А Юлия вряд ли появится, последнее ее письмо – чудесное созвучие души и плоти, божественная, единственный раз в жизни вспыхивающая откровенность, откровение, навороженная звезда, бессмертная и совсем близкая. И я перечитываю в который раз письмо и удивляюсь ее любви, как удивляется она своей любви, посетившей ее после стольких лет ожидания.
Однажды свояченица застает меня за чтением этого письма (я замечаю ее слишком поздно, а она с интересом и волнением смотрит на мое лицо), счастливой смертной силой наполнившего все мое существо.
– Что с тобой? – говорит свояченица, – что ты читаешь?
Я молча ухожу в сад, а вернувшись через время, с сумасшедшей тщательностью прячу письмо.
Перо снова в моих руках, завтра праздник, а я давно пообещал меценату некое невинное античное подношение, старую историю о страдании и мести.
Дерзкий острый луч пробивается сквозь шторы и застывает на кончике влажного пера, чернила высыхают. Невесть откуда взявшаяся ящерица бесстрастно наблюдает за перемещениями пера от чернильницы к листу наперегонки с беспечным лучом, едва касающихся бегущих строчек:
Забвение стерло их голоса, чудесные профили, – говорил Септимий, – эти двое – не более чем отзвук, блуждающий в наших душах, отзвук не двадцатиструнной лиры, а юного года, плывущего счастливой мелодией над печальными ночными дорогами; эти двое знакомы мне, теперь они оба в Аиде, тени без лика, в толпе иных скорбных теней.
– Постой, Септимий, – заговорила Лаида, – эти двое жили давно, как могли мы разглядеть? Не боги ли вернули их, чтобы напомнить нам о чем-то?

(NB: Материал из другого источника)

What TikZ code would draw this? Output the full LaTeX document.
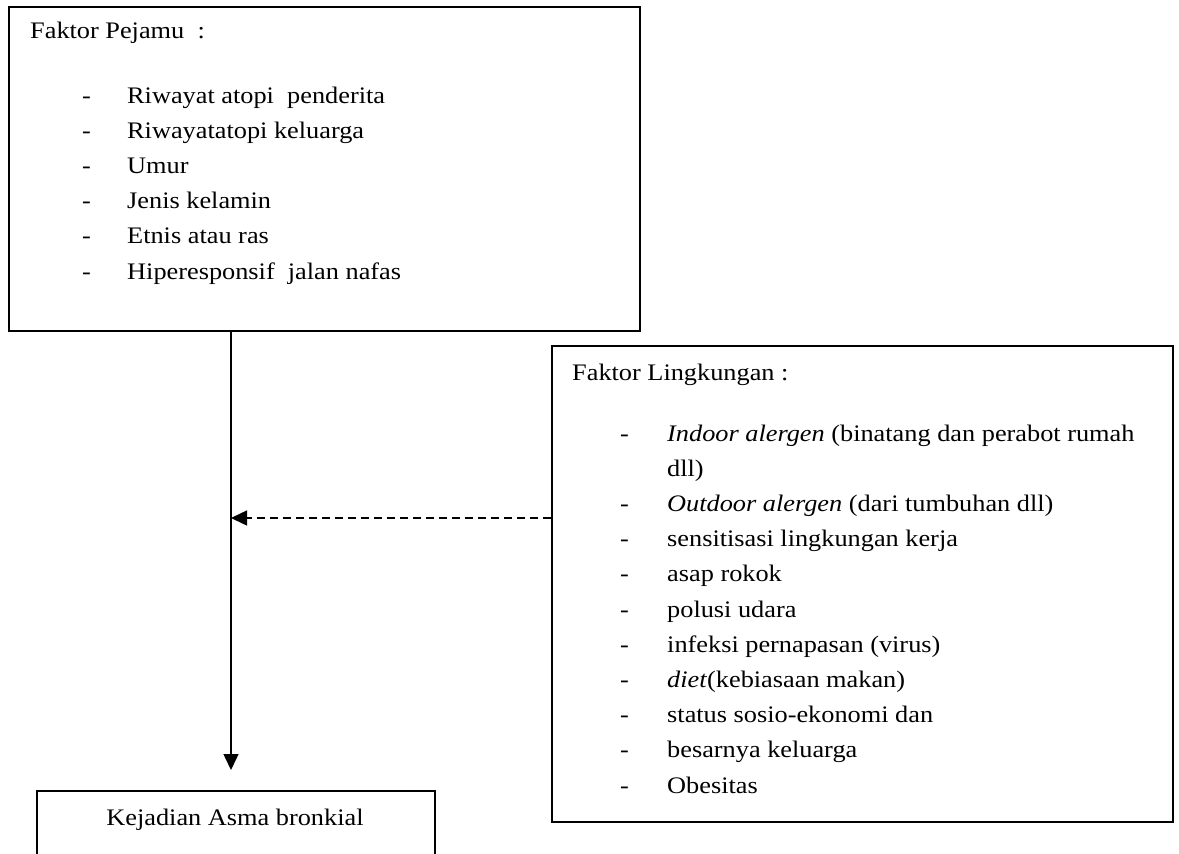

– Постой, Септимий, – улыбнулась Октавия, – не лишние ли глотки сатириона были тому виной? Да и кто первым увидел этих двоих, явно затеявших представление в парке?
– Сатирион? – задумался Септимий.
Проносятся годы не только от нас. Дело не в сатирионе, а в том, что внезапно пронзает нас – и забвение бессильно, пусть даже его нашлют беспечальные боги.
«Сатура» – сокр. вариант (прим. ред.).